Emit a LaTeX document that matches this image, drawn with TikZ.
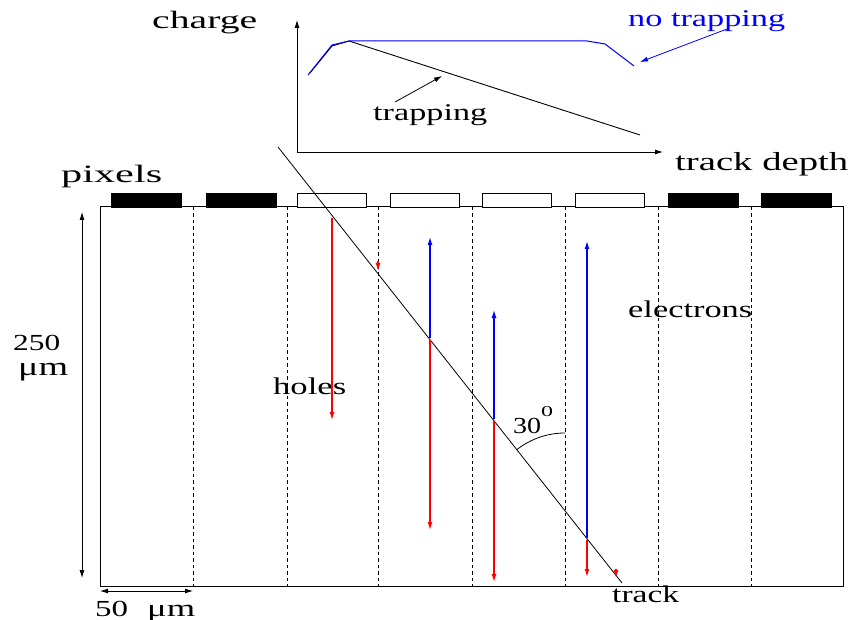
\documentclass[tikz,border=0pt]{standalone}
\usepackage{fontspec}
\setmainfont{Liberation Serif}
\usetikzlibrary{arrows.meta}
\newcommand\wlab[2]{\resizebox{#1pt}{\height}{#2}}
\begin{document}
\begin{tikzpicture}[x=1pt,y=-1pt,
  lab/.style={font=\fontsize{24}{24}\selectfont, inner sep=0pt, anchor=base west},
  arr/.style={-{Latex[length=8pt,width=5pt]}},
  darr/.style={{Latex[length=8pt,width=5pt]}-{Latex[length=8pt,width=5pt]}},
  sep/.style={dashed, dash pattern=on 3.5pt off 3pt, line width=0.8pt},
  thin/.style={line width=0.8pt},
  padblack/.style={fill=black, draw=black, line width=0.6pt},
  padwhite/.style={fill=white, draw=black, line width=0.8pt},
  holearr/.style={arr, draw=red, line width=1.2pt},
  elecarr/.style={arr, draw=blue, line width=1.2pt}]
\useasboundingbox (0,0) rectangle (856,620);

% sensor
\draw[line width=1pt] (100,207) rectangle (843,586);
\foreach \x in {193,287,378,472,565,658,751}
  \draw[sep] (\x,207) -- (\x,586);

% pixels
\foreach \x in {111,206,668,761}
  \draw[padblack] (\x,193) rectangle ++(70,14);
\foreach \x in {297,390,482,575}
  \draw[padwhite] (\x,193) rectangle ++(69,14);

% charge plot
\coordinate (O) at (297,152);
\coordinate (ytip) at (297,20);
\coordinate (xtip) at (663,152);
\draw[thin,arr] (O) -- (ytip);
\draw[thin,arr] (O) -- (xtip);
\draw[line width=0.9pt] (310,73) -- (332,46) -- (349,41) -- (640,135);
\draw[blue,line width=1pt] (308,75) -- (332,45) -- (349,41) -- (587,41) -- (605,44) -- (634,66);

\node[lab] (charge) at (152,29) {\wlab{105}{\fontsize{25}{25}\selectfont charge}};
\node[lab] (trackdepth) at (675,171) {\wlab{173}{\fontsize{26}{26}\selectfont track depth}};
\node[lab] (trapping) at (373,121) {\wlab{114}{trapping}};
\node[lab,text=blue] (notrapping) at (628,27) {\wlab{157}{no trapping}};
\coordinate (trapS) at (395,102);
\coordinate (trapE) at (442,76);
\draw[thin,arr] (trapS) -- (trapE);
\coordinate (ntS) at (727,29);
\coordinate (ntE) at (640,62);
\draw[thin,arr,blue] (ntS) -- (ntE);

% labels
\node[lab] (pixels) at (61,183) {\wlab{101}{\fontsize{25}{25}\selectfont pixels}};
\node[lab] (n250) at (13,350) {\wlab{47}{\fontsize{23}{23}\selectfont 250}};
\node[lab] (mum) at (18,375) {\wlab{50}{\fontsize{26}{26}\selectfont μm}};
\node[lab] (holes) at (273,394) {\wlab{73}{holes}};
\node[lab] (electrons) at (628,317) {\wlab{124}{electrons}};
\node[lab] (track) at (612,602) {\wlab{67}{track}};
\node[lab] (thirty) at (513,433) {\wlab{28}{\fontsize{23}{23}\selectfont 30}};
\node[lab] (deg) at (541,416) {\wlab{12}{\fontsize{15}{15}\selectfont 0}};
\node[lab] (fifty) at (95,616) {\wlab{33}{\fontsize{23}{23}\selectfont 50}};
\node[lab] (mum2) at (147,616) {\wlab{48}{\fontsize{24}{24}\selectfont μm}};

% dimension arrows
\coordinate (vT) at (82,212);
\coordinate (vB) at (82,578);
\draw[thin,darr] (vT) -- (vB);
\coordinate (hL) at (100,591);
\coordinate (hR) at (193,591);
\draw[thin,darr] (hL) -- (hR);

% track
\coordinate (tA) at (278,147);
\coordinate (tB) at (622,583);
\draw[line width=0.8pt] (tA) -- (tB);

% angle
\coordinate (vx) at (565,510.7);
\draw[line width=0.8pt] (565,433) arc[start angle=-90, end angle=-128.3, radius=78];

% charge carriers
\draw[holearr] (332,218) -- (332,420);
\draw[holearr] (378,261) -- (378,271);
\draw[elecarr] (430,338) -- (430,237);
\draw[holearr] (430,340) -- (430,530);
\draw[elecarr] (494,419) -- (494,310);
\draw[holearr] (494,421) -- (494,582);
\draw[elecarr] (587,538) -- (587,241);
\draw[holearr] (587,540) -- (587,577);
\draw[holearr] (616,569) -- (616,578);
\end{tikzpicture}
\end{document}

The problem
Set the listing down in full and exactly. Pictures within it should not appear in the copy.

Written solution
Emit a LaTeX document that matches this image, drawn with TikZ.
\documentclass[tikz,border=0pt]{standalone}
\usepackage{fontspec}
\setmainfont{Liberation Serif}
\usetikzlibrary{arrows.meta}
\newcommand\wlab[2]{\resizebox{#1pt}{\height}{#2}}
\begin{document}
\begin{tikzpicture}[x=1pt,y=-1pt,
  lab/.style={font=\fontsize{24}{24}\selectfont, inner sep=0pt, anchor=base west},
  arr/.style={-{Latex[length=8pt,width=5pt]}},
  darr/.style={{Latex[length=8pt,width=5pt]}-{Latex[length=8pt,width=5pt]}},
  sep/.style={dashed, dash pattern=on 3.5pt off 3pt, line width=0.8pt},
  thin/.style={line width=0.8pt},
  padblack/.style={fill=black, draw=black, line width=0.6pt},
  padwhite/.style={fill=white, draw=black, line width=0.8pt},
  holearr/.style={arr, draw=red, line width=1.2pt},
  elecarr/.style={arr, draw=blue, line width=1.2pt}]
\useasboundingbox (0,0) rectangle (856,620);

% sensor
\draw[line width=1pt] (100,207) rectangle (843,586);
\foreach \x in {193,287,378,472,565,658,751}
  \draw[sep] (\x,207) -- (\x,586);

% pixels
\foreach \x in {111,206,668,761}
  \draw[padblack] (\x,193) rectangle ++(70,14);
\foreach \x in {297,390,482,575}
  \draw[padwhite] (\x,193) rectangle ++(69,14);

% charge plot
\coordinate (O) at (297,152);
\coordinate (ytip) at (297,20);
\coordinate (xtip) at (663,152);
\draw[thin,arr] (O) -- (ytip);
\draw[thin,arr] (O) -- (xtip);
\draw[line width=0.9pt] (310,73) -- (332,46) -- (349,41) -- (640,135);
\draw[blue,line width=1pt] (308,75) -- (332,45) -- (349,41) -- (587,41) -- (605,44) -- (634,66);

\node[lab] (charge) at (152,29) {\wlab{105}{\fontsize{25}{25}\selectfont charge}};
\node[lab] (trackdepth) at (675,171) {\wlab{173}{\fontsize{26}{26}\selectfont track depth}};
\node[lab] (trapping) at (373,121) {\wlab{114}{trapping}};
\node[lab,text=blue] (notrapping) at (628,27) {\wlab{157}{no trapping}};
\coordinate (trapS) at (395,102);
\coordinate (trapE) at (442,76);
\draw[thin,arr] (trapS) -- (trapE);
\coordinate (ntS) at (727,29);
\coordinate (ntE) at (640,62);
\draw[thin,arr,blue] (ntS) -- (ntE);

% labels
\node[lab] (pixels) at (61,183) {\wlab{101}{\fontsize{25}{25}\selectfont pixels}};
\node[lab] (n250) at (13,350) {\wlab{47}{\fontsize{23}{23}\selectfont 250}};
\node[lab] (mum) at (18,375) {\wlab{50}{\fontsize{26}{26}\selectfont μm}};
\node[lab] (holes) at (273,394) {\wlab{73}{holes}};
\node[lab] (electrons) at (628,317) {\wlab{124}{electrons}};
\node[lab] (track) at (612,602) {\wlab{67}{track}};
\node[lab] (thirty) at (513,433) {\wlab{28}{\fontsize{23}{23}\selectfont 30}};
\node[lab] (deg) at (541,416) {\wlab{12}{\fontsize{15}{15}\selectfont 0}};
\node[lab] (fifty) at (95,616) {\wlab{33}{\fontsize{23}{23}\selectfont 50}};
\node[lab] (mum2) at (147,616) {\wlab{48}{\fontsize{24}{24}\selectfont μm}};

% dimension arrows
\coordinate (vT) at (82,212);
\coordinate (vB) at (82,578);
\draw[thin,darr] (vT) -- (vB);
\coordinate (hL) at (100,591);
\coordinate (hR) at (193,591);
\draw[thin,darr] (hL) -- (hR);

% track
\coordinate (tA) at (278,147);
\coordinate (tB) at (622,583);
\draw[line width=0.8pt] (tA) -- (tB);

% angle
\coordinate (vx) at (565,510.7);
\draw[line width=0.8pt] (565,433) arc[start angle=-90, end angle=-128.3, radius=78];

% charge carriers
\draw[holearr] (332,218) -- (332,420);
\draw[holearr] (378,261) -- (378,271);
\draw[elecarr] (430,338) -- (430,237);
\draw[holearr] (430,340) -- (430,530);
\draw[elecarr] (494,419) -- (494,310);
\draw[holearr] (494,421) -- (494,582);
\draw[elecarr] (587,538) -- (587,241);
\draw[holearr] (587,540) -- (587,577);
\draw[holearr] (616,569) -- (616,578);
\end{tikzpicture}
\end{document}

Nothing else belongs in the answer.